Thinking like a craftsperson
They are just your current best understanding of how to do something in a given context. As your understanding evolves, so should your practices.
The best way to have no bugs and ship fast is to have no code and ship nothing. Of course you're in the business of delivering value and it's difficult to deliver value with nothing, but you won't stray further into building more than is necessary to avoid building the wrong thing and lock your code (and your mental model) into something that should never have existed in the first place. You want to avoid wasting time by building something that will never be necessary. This is similar to the 'You Ain't Gonna Need It' (YAGNI) and Keep It Simple and Straightforward (KISS) principles.
This isn't just a fun saying you've heard before. This makes an actual impact on your ability to deliver the right amount of work to the right problems. Too often you can find yourself stuck in the enjoyment of optimizing the thing that should not exist. Why bother making the wrong thing work or making the thing that doesn't work fast?
Prioritize the ability to deliver real value and iterate rapidly while maintaining quality. Fast, reliable iterations enhance the user experience by enabling timely improvements and quick responses to feedback. Sustainable velocity is not just about speed; it's about building processes and codebases that support efficient, low-bug development over the lifetime of the project (however long or short that may be).
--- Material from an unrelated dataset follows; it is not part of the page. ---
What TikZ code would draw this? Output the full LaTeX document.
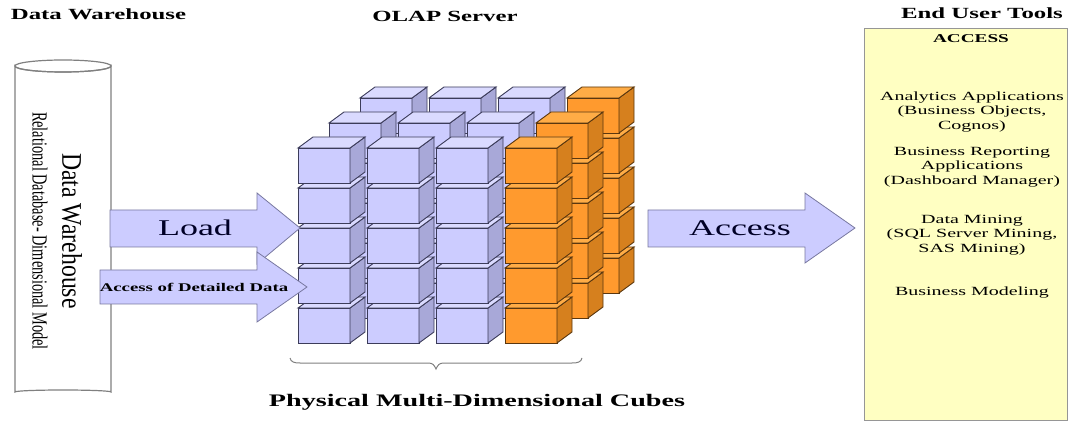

You don't know the future, but you can feel confident things will change and optimize for that. You avoid wastefully spending time on early abstractions and optimizations until you have more context and a clearer picture of what's needed. Prefer options which enable the greatest future flexibility.
You don't always need the most correct thing. Sometimes you need something that works now. Additionally, each app you build has unique constraints and requirements. You do your best to build the simplest solution that satisfies the requirements while ensuring you do not paint yourself into a corner. Even when it comes to these principles, some level of pragmatism is necessary in their application.
Consistency in a codebase helps keep things clear and predictable. Using four different patterns or libraries for accomplishing a single task just adds mental overhead. Strive to consolidate these things where it doesn't increase complexity and act with consistency as a team.
When evaluating something new, avoid prejudice simply because it's unfamiliar. Evaluate it on its own merits and see if it can earn a place in your mental model and potentially replace something that is more familiar.
Playing with new things is fun, but when your product code becomes the playground where you learn new things, bad patterns are unwittingly encoded and then naturally propagated over time. Often it's best to make your inexperienced mistakes in less important projects first.
Users don't know or care what tools and services are used to deliver the promised value. So you take ownership of the entire solution, even if some parts are provided by others (open source, third party services, etc). For this reason, it is important that each dependency you add justifies its value to the solution.
Linters, type checkers, and even formatters are incredibly powerful tools that can help guide our codebases and avoid runtime errors. They replace fine grained low level tests that nobody will write anyway. It can be easy to offload thinking to overly ambitious linting tools. These can cause you to write verbose code or do weird things just to satisfy them. A linting rule must justify its existence. Formatters save enormous amounts of time and arguments about silly things that don't matter. Use one and move on.
Occasionally when weighing pros and cons of different approaches to a feature or solution, you'll have issues with each implementation on the pros and cons list. An important factor when evaluating the cons is whether the problems are long term or temporary. Focus on solving long-term problems rather than temporary ones if the solution is intended to last longer than the temporary problems.